New Kettering school program geared toward top in-demand medical jobs



KETTERING – Starting next school year more Fairmont High School students will have early access to career options in some of the most in-demand jobs in this decade.

A new medical assistance program is set to start in August at Fairmont’s expanded Career Technology Center at a time when federal labor projections show six of the top 15 occupations with the most job growth through 2029 will be in health care or medical-related.

The demand for some of those medical business jobs are expected to increase 19% or more, with the need for nurse practitioners to jump by more than half, according to the U.S. Bureau of Labor Statistics.



Kettering’s program will be designed to give students “a huge leg up” in gaining on-the job experience in an industry where jobs are going unfilled for long stretches, said Fairmont CTC Principal Liz Jensen.

Fairmont currently has an allied health program limited to 25 students.

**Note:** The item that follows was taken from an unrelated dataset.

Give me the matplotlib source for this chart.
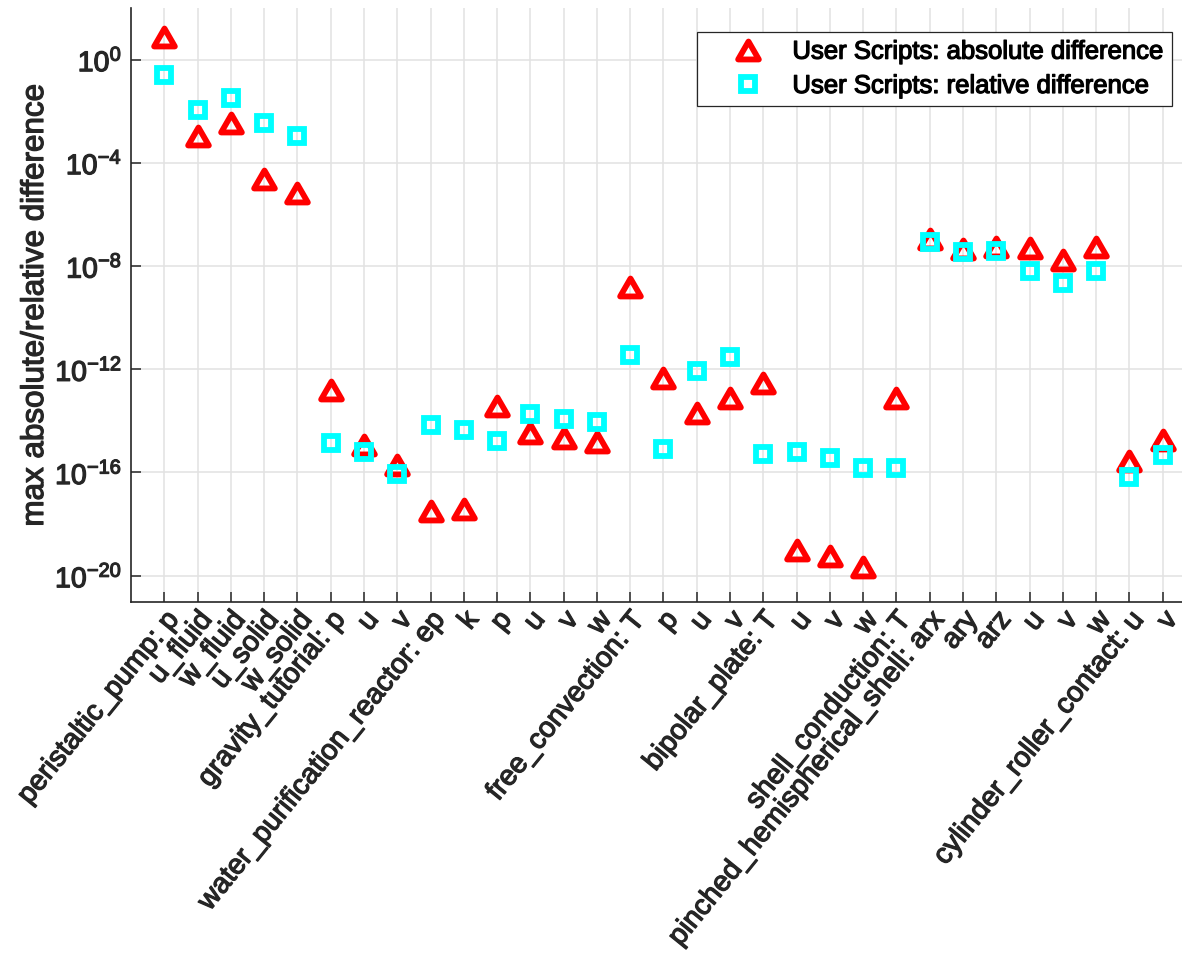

The new medical program will offer certification for state tested nursing assistants, which “are needed to do a lot of the work with patients in nursing homes and hospitals,” Jensen said.

“I have already had calls from several local hospitals (which) would like to get dibs on our students with the STNA credentials,” she added. “Very in demand.”

Jensen said she has been in contact with both Kettering Medical Center and Miami Valley Hospital about accepting STNA candidates and is working to finalize relationships.

A survey by found that nurse practitioners and agency nurses ranked third and fourth, respectively, on the list of medical jobs with the highest percentage of unfilled positions, according to the American Medical Certification Association.

“As the shortage of primary care physicians reaches an all-time high, the demand for NPs is growing as well,” the AMCA states. “Nearly 60% of all nurse practitioner job openings still need to be filled after 60 days.”

The new medical program is part of an $8.5 million expansion of Fairmont’s CTC program funded by a voter-approved bond issue, Jensen said.

The vast majority of the project’s construction was completed before this school year and features a new 25,000 square foot building housing Fairmont’s alternative school, construction and cosmetology classes, officials said.



The new medical program will be in a 2,600-square-foot site that formerly held construction classes, said Ken Lackey, Kettering business services director.

A $165,000 renovation of that area is scheduled to begin about Feb. 1 and be completed by May 1, he said.

By the 2021-22 school year, the nearly 28,000-combined-square-feet of space in both CTC sites will accommodate around 240 students, doubling the capacity to 50 for students in health-care related areas, Jensen said.

“We have consistently about 75 applicants every year for the 25 spots,” Jensen said. “So we knew we needed a second program to meet both student and industry needs.”

Fairmont’s allied health section’s focus will change being geared more for students earning college credit toward four-year medical degrees while the medical assistance program will focus on two-year degrees, she said.

With the STNA credentials earned as juniors, students in the new program can be interning at hospitals and nursing homes in their senior years.

“So becoming an STNA as a high school student is a huge leg up to begin your career in health care,” Jensen said.


Occupations projected to have the most job growth between 2019 and 2029.

1-Home health and personal care aides.

2-Fast food and counter workers.

3-Cooks, restaurant workers.

4-Software developers and software quality assurance analysts and testers.

5-Registered nurses.

6-General and operations managers.

7-Medical assistants.

8-Medical and health services managers.

9-Market research analysts and marketing specialists.

10-Laborers and freight, stock, and material movers.

11-Landscaping and groundskeeping workers.

12-Nursing assistants.

13-Nurse practitioners.

14-Financial managers.

15-Janitors and cleaners, except maids and housekeeping cleaners.